Union representatives are not only dubious of the amount of projected cost savings, but also say that the company’s free graffiti crime analysis, in reality, doesn’t analyze anything. And a graffiti worker complains that the crew has to regularly clean up the contractor’s color-matching mistakes.
They also say that, because employees aren’t going to be laid off keeping the current city program is actually $55,000 cheaper.
Sherritt said the graffiti crime analysis program works by having someone in an office handling a database of graffiti photos. That’s where the analysis comes in — to determine graffiti patterns that indicate repeat offenders.
The contractor’s proposed service is free, Sherritt said, because there is no analysis.
“The free one is an iphone application – they take pictures and it goes into a database somewhere,” Sherritt said. “There’s no strategic targeting — it’s just a database, it’s free.”
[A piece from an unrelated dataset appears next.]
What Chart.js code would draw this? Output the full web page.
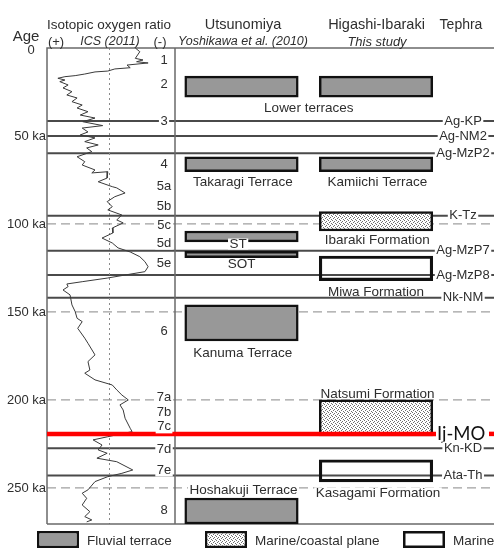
<!DOCTYPE html>
<html>
<head>
<meta charset="utf-8">
<script src="https://cdn.jsdelivr.net/npm/chart.js@4"></script>
<style>
html,body{margin:0;padding:0;background:#fff;}
</style>
</head>
<body>
<canvas id="myChart" width="494" height="549"></canvas>
<script>
// age axis (ka)
const ageTicks = [50, 100, 150, 200, 250];

// oxygen isotope curve (ICS 2011), age in ka and ratio
const isoAge = [0, 2.1, 5.9, 6.8, 7.8, 8.5, 9.7, 11.2, 11.9, 13.1,
  13.6, 14.8, 15.7, 16.3, 17.2, 18.2, 19.1, 21.0, 22.7, 24.8,
  26.7, 28.4, 30.5, 32.4, 34.1, 36.2, 38.1, 39.8, 41.9, 44.1,
  45.5, 47.7, 49.4, 51.1, 53.2, 55.1, 56.8, 58.9, 61.8, 64.6,
  66.5, 69.3, 71.0, 70.3, 73.9, 76.0, 78.8, 79.5, 82.4, 84.5,
  87.3, 90.2, 92.0, 94.9, 97.7, 99.4, 102.3, 105.1, 108.0, 110.8,
  113.6, 115.9, 118.6, 121.4, 124.3, 127.1, 129.0, 130.7, 132.8, 134.1,
  135.6, 137.5, 140.3, 146.0, 149.8, 153.6, 155.5, 159.3, 164.9, 167.8,
  174.4, 178.2, 183.0, 184.8, 188.6, 191.5, 194.3, 197.2, 200.0, 202.8,
  205.7, 210.4, 216.1, 218.0, 220.9, 222.7, 225.6, 228.4, 230.3, 233.1,
  235.1, 239.8, 241.7, 243.6, 246.4, 251.1, 253.0, 255.9, 259.7, 263.5,
  266.3, 268.2, 269.3];
const isoValue = [3.62, 3.55, 3.62, 3.50, 3.60, 3.42, 3.75, 3.70, 3.94, 4.05,
  4.25, 4.41, 4.56, 4.72, 4.83, 4.72, 4.80, 4.67, 4.75, 4.61,
  4.69, 4.53, 4.61, 4.45, 4.53, 4.36, 4.48, 4.25, 4.44, 4.13,
  4.45, 4.36, 4.48, 4.25, 4.41, 4.20, 4.38, 4.30, 4.53, 4.41,
  4.45, 4.25, 4.30, 4.05, 4.06, 4.20, 3.98, 3.91, 3.78, 3.94,
  4.06, 3.98, 4.05, 3.83, 3.91, 3.81, 3.98, 3.97, 4.14, 3.98,
  3.89, 3.70, 3.55, 3.47, 3.42, 3.47, 3.78, 4.05, 4.45, 4.69,
  4.67, 4.75, 4.64, 4.61, 4.56, 4.53, 4.45, 4.52, 4.41, 4.36,
  4.25, 4.36, 4.33, 4.41, 4.25, 3.98, 3.91, 3.83, 3.73, 3.86,
  3.81, 3.78, 3.70, 3.67, 4.05, 4.28, 4.14, 4.20, 4.06, 4.22,
  3.91, 3.66, 3.83, 4.05, 4.25, 4.36, 4.45, 4.38, 4.45, 4.33,
  4.41, 4.30, 4.38];
const isoRef = 4.03;

// marine isotope stages
const stageNames = ['1','2','3','4','5a','5b','5c','5d','5e','6','7a','7b','7c','7d','7e','8'];
const stageAges = [6.8, 20.5, 41.9, 65.9, 78.8, 90.3, 101.0, 110.8, 122.7, 160.8, 198.5, 207.2, 215.3, 228.4, 239.8, 262.5];

// tephra
const tephraNames = ['Ag-KP','Ag-NM2','Ag-MzP2','K-Tz','Ag-MzP7','Ag-MzP8','Nk-NM','Kn-KD','Ata-Th'];
const tephraAges = [41.5, 50, 59.8, 95.3, 115.2, 129.0, 141.9, 227.4, 243.0];
const keyTephraName = 'Ij-MO';
const keyTephraAge = 219.3;

// columns and units
const columns = ['Isotopic oxygen ratio', 'Utsunomiya', 'Higashi-Ibaraki', 'Tephra'];
const unitTypes = ['Fluvial terrace', 'Marine/coastal plane', 'Marine'];
const unitNames = ['Lower terraces','Takaragi Terrace','ST','SOT','Kanuma Terrace','Hoshakuji Terrace',
  'Lower terraces','Kamiichi Terrace','Ibaraki Formation','Miwa Formation','Natsumi Formation','Kasagami Formation'];
const unitColumn = ['Utsunomiya','Utsunomiya','Utsunomiya','Utsunomiya','Utsunomiya','Utsunomiya',
  'Higashi-Ibaraki','Higashi-Ibaraki','Higashi-Ibaraki','Higashi-Ibaraki','Higashi-Ibaraki','Higashi-Ibaraki'];
const unitTop = [16, 61.8, 104, 115.5, 146, 255.7, 16, 61.8, 93, 118.2, 200, 234];
const unitBase = [28, 70.3, 110.2, 119.2, 166.5, 270.5, 28, 70.3, 104, 132.2, 220.5, 246.6];
const unitType = ['Fluvial terrace','Fluvial terrace','Fluvial terrace','Fluvial terrace','Fluvial terrace','Fluvial terrace',
  'Fluvial terrace','Fluvial terrace','Marine/coastal plane','Marine','Marine/coastal plane','Marine'];

const FONT = '"Liberation Sans", Arial, sans-serif';
const INK = '#2e2e2e';

function makeStipple(){
  const c = document.createElement('canvas');
  c.width = 4; c.height = 4;
  const g = c.getContext('2d');
  g.fillStyle = '#fff'; g.fillRect(0, 0, 4, 4);
  g.fillStyle = '#6e6e6e';
  g.fillRect(0, 0, 1, 1); g.fillRect(2, 1, 1, 1); g.fillRect(1, 2, 1, 1); g.fillRect(3, 3, 1, 1);
  return g.createPattern(c, 'repeat');
}
const fills = { 'Fluvial terrace': '#989898', 'Marine/coastal plane': makeStipple(), 'Marine': 'rgba(255,255,255,0)' };

const barSets = unitTypes.map(t => ({
  type: 'bar',
  label: t,
  data: unitNames.map((n, i) => i).filter(i => unitType[i] === t)
    .map(i => ({ x: columns.indexOf(unitColumn[i]), y: [unitTop[i], unitBase[i]] })),
  xAxisID: 'col', yAxisID: 'y',
  backgroundColor: fills[t],
  borderColor: '#111',
  borderWidth: 2.5,
  borderSkipped: false,
  barThickness: 113.5,
  grouped: false
}));

function label(ctx, text, x, y, opt){
  ctx.save();
  ctx.font = opt.font || ('13px ' + FONT);
  ctx.textAlign = opt.align || 'center';
  ctx.textBaseline = 'middle';
  if (opt.bg) {
    const w = ctx.measureText(text).width;
    const x0 = opt.align === 'left' ? x : x - w / 2;
    ctx.fillStyle = '#fff';
    ctx.fillRect(x0 - 1.5, y - (opt.bgh || 13) / 2, w + 3, opt.bgh || 13);
  }
  ctx.fillStyle = opt.color || INK;
  ctx.fillText(text, x, y);
  ctx.restore();
}

function hline(ctx, x1, x2, y, color, width, dash){
  ctx.save();
  ctx.strokeStyle = color; ctx.lineWidth = width;
  ctx.setLineDash(dash || []);
  ctx.beginPath(); ctx.moveTo(x1, y); ctx.lineTo(x2, y); ctx.stroke();
  ctx.restore();
}

const framePlugin = {
  id: 'frame',
  beforeDatasetsDraw(chart){
    const ctx = chart.ctx, a = chart.chartArea, ys = chart.scales.y, iso = chart.scales.iso;
    ageTicks.forEach(v => hline(ctx, a.left, a.right, ys.getPixelForValue(v), '#a0a0a0', 1.3, [9, 5]));
    tephraAges.forEach(v => hline(ctx, a.left, a.right, ys.getPixelForValue(v), '#4a4a4a', 2));
    // dotted reference line
    ctx.save();
    ctx.strokeStyle = '#8a8a8a'; ctx.lineWidth = 1; ctx.setLineDash([2, 3]);
    const xr = Math.round(iso.getPixelForValue(isoRef)) + 0.5;
    ctx.beginPath(); ctx.moveTo(xr, a.top); ctx.lineTo(xr, a.bottom); ctx.stroke();
    ctx.restore();
    // panel frame
    ctx.save();
    ctx.strokeStyle = '#6a6a6a'; ctx.lineWidth = 1.5;
    const xs = iso.getPixelForValue(3.0);
    ctx.beginPath();
    ctx.moveTo(a.left, a.bottom); ctx.lineTo(a.left, a.top); ctx.lineTo(a.right, a.top);
    ctx.moveTo(xs, a.top); ctx.lineTo(xs, a.bottom);
    ctx.moveTo(a.left, a.bottom); ctx.lineTo(a.right, a.bottom);
    ctx.stroke();
    ctx.restore();
  },
  afterDatasetsDraw(chart){
    const ctx = chart.ctx, a = chart.chartArea, ys = chart.scales.y, col = chart.scales.col;
    // key tephra
    const yk = ys.getPixelForValue(keyTephraAge);
    hline(ctx, a.left, col.getPixelForValue(2) + 60, yk, '#ff0000', 4.5);
    hline(ctx, a.right - 5, a.right, yk, '#ff0000', 4.5);
    label(ctx, keyTephraName, col.getPixelForValue(2) + 61, yk, { align: 'left', font: '18.5px Lato, "Open Sans", sans-serif', color: '#111' });

    // stage numbers
    const xStage = col.getPixelForValue(0.424);
    stageNames.forEach((s, i) => label(ctx, s, xStage, ys.getPixelForValue(stageAges[i]), { bg: true }));

    // tephra names
    const xTeph = col.getPixelForValue(2.647);
    tephraNames.forEach((s, i) => label(ctx, s, xTeph, ys.getPixelForValue(tephraAges[i]), { bg: true }));

    // unit names
    const uf = '13.5px ' + FONT;
    const spots = [
      ['Lower terraces', 1.5, 34.1, false],
      ['Takaragi Terrace', 1.01, 76.1, false],
      ['Kamiichi Terrace', 2.01, 76.1, false],
      ['Ibaraki Formation', 2.01, 109.1, false],
      ['ST', 0.975, 111.4, true],
      ['SOT', 1.0, 122.7, true],
      ['Miwa Formation', 2.0, 138.6, false],
      ['Kanuma Terrace', 1.01, 173.3, false],
      ['Natsumi Formation', 2.012, 196.6, false],
      ['Hoshakuji Terrace', 1.015, 251.1, true],
      ['Kasagami Formation', 2.015, 252.8, true]
    ];
    spots.forEach(s => label(ctx, s[0], col.getPixelForValue(s[1]), ys.getPixelForValue(s[2]), { bg: s[3], bgh: 11, font: uf }));

    // headers
    label(ctx, 'Age', 26, 37, { font: '15px ' + FONT });
    label(ctx, '0', 31, 50, {});
    label(ctx, columns[0], 109, 25, { font: '13.5px ' + FONT });
    label(ctx, '(+)', 56, 42, {});
    label(ctx, 'ICS (2011)', 110, 42, { font: 'italic 12.5px ' + FONT });
    label(ctx, '(-)', 160, 42, {});
    label(ctx, columns[1], col.getPixelForValue(1) + 1.5, 25, { font: '14.5px ' + FONT });
    label(ctx, 'Yoshikawa et al. (2010)', col.getPixelForValue(1) + 1.5, 42, { font: 'italic 12.5px ' + FONT });
    label(ctx, columns[2], col.getPixelForValue(2) + 0.5, 25, { font: '14.5px ' + FONT });
    label(ctx, 'This study', col.getPixelForValue(2) + 1, 42, { font: 'italic 13px ' + FONT });
    label(ctx, columns[3], 461, 25, { font: '14px ' + FONT });

    // legend
    const legendX = [37, 205, 403];
    chart.data.datasets.filter(d => d.type === 'bar').forEach((d, i) => {
      const x = legendX[i];
      ctx.save();
      ctx.fillStyle = '#111';
      ctx.fillRect(x, 531, 42, 17);
      ctx.fillStyle = '#fff';
      ctx.fillRect(x + 2.5, 533.5, 37, 12);
      ctx.fillStyle = d.backgroundColor;
      ctx.fillRect(x + 2.5, 533.5, 37, 12);
      ctx.restore();
      label(ctx, d.label, x + 50, 541, { align: 'left', font: '13.5px ' + FONT });
    });
  }
};

const ctx = document.getElementById('myChart');
const myChart = new Chart(ctx, {
  type: 'bar',
  data: {
    datasets: [
      ...barSets,
      {
        type: 'line',
        label: 'Isotopic oxygen ratio',
        data: isoAge.map((a, i) => ({ x: isoValue[i], y: a })),
        xAxisID: 'iso', yAxisID: 'y',
        borderColor: '#3a3a3a',
        borderWidth: 1,
        pointRadius: 0,
        tension: 0,
        fill: false
      }
    ]
  },
  options: {
    responsive: false,
    animation: false,
    devicePixelRatio: 1,
    layout: { padding: { top: 48, bottom: 25, left: 0, right: 0 } },
    plugins: { legend: { display: false }, tooltip: { enabled: false } },
    scales: {
      col: {
        type: 'linear', axis: 'x', display: false, offset: false,
        min: -0.4461, max: 2.8773,
        afterBuildTicks: s => { s.ticks = [{ value: 1 }, { value: 2 }]; }
      },
      iso: {
        type: 'linear', axis: 'x', display: false, offset: false,
        min: -1.984375, max: 5.0, reverse: true
      },
      y: {
        type: 'linear', position: 'left', reverse: true, offset: false,
        min: 0, max: 270.5,
        grid: { display: false, drawTicks: false },
        border: { display: false },
        afterBuildTicks: s => { s.ticks = ageTicks.map(v => ({ value: v })); },
        afterFit: s => { s.width = 47; },
        ticks: {
          padding: 1,
          color: INK,
          font: { size: 13, family: FONT },
          callback: v => v + ' ka'
        }
      }
    }
  },
  plugins: [framePlugin]
});
</script>
</body>
</html>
Philip Lecours, who worked graffiti cleanup for the city until an injury took him out of the field, says that Protective Coatings won’t provide the same quality of work. He says city employees are constantly painting over the poor cleanup work of the contractor.
The company, Lecours said, doesn’t use the right colors and buys cheap paint, which lightens up and cracks quickly. “We’re taking care of our contractor’s mistakes, and it’s taking up our time,” he said.
Company officials did not return phone calls seeking comment.